Your agreement to collect, use, store and transfer any such personal data extends to Pitney Bowes Inc. and any of its subsidiaries, any outside third-party plan administrators as selected by the Company and any other person that the Company may engage in the administration of this award. You may exercise your right to access and correct your personal data at any time by contacting your local human resources representative or by accessing Workday, where available. By accepting this award, you agree to the collection, use, and storage of your personal data for purposes described in this award. If you do not agree, you may revoke the award by contacting your local Human Resources Representative.

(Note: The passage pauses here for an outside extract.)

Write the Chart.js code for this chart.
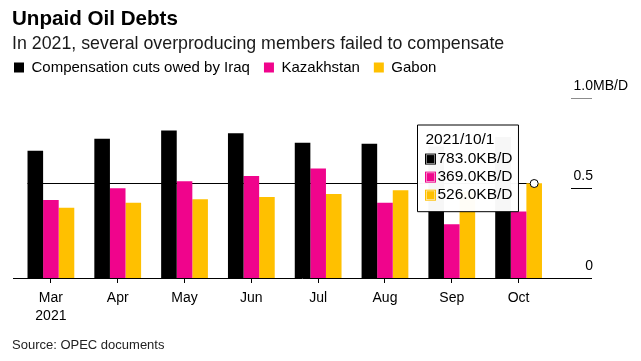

Amendment, Modification or Termination and Adjustment for Errors
This CIU award and this CIU agreement are subject to amendment, modification or termination by the Company at any time as provided in the Plan. The Company reserves the right to correct any administrative error in this CIU agreement.

Terms of the Pitney Bowes Key Employee Incentive Plan
These CIUs are subject to the terms of the Plan. In the event of any conflict between the provisions of the Plan and the provisions of this CIU agreement, the provisions of the Plan shall govern. You hereby accept as final, conclusive and binding any decisions by the Committee with respect to the interpretation or administration of the Plan and this CIU agreement. A copy of the Plan and further information concerning the Plan is available on the Company’s intranet.

By acceptance of this CIU agreement, you agree to accept the terms of the CIU award as set forth herein and in the Plan.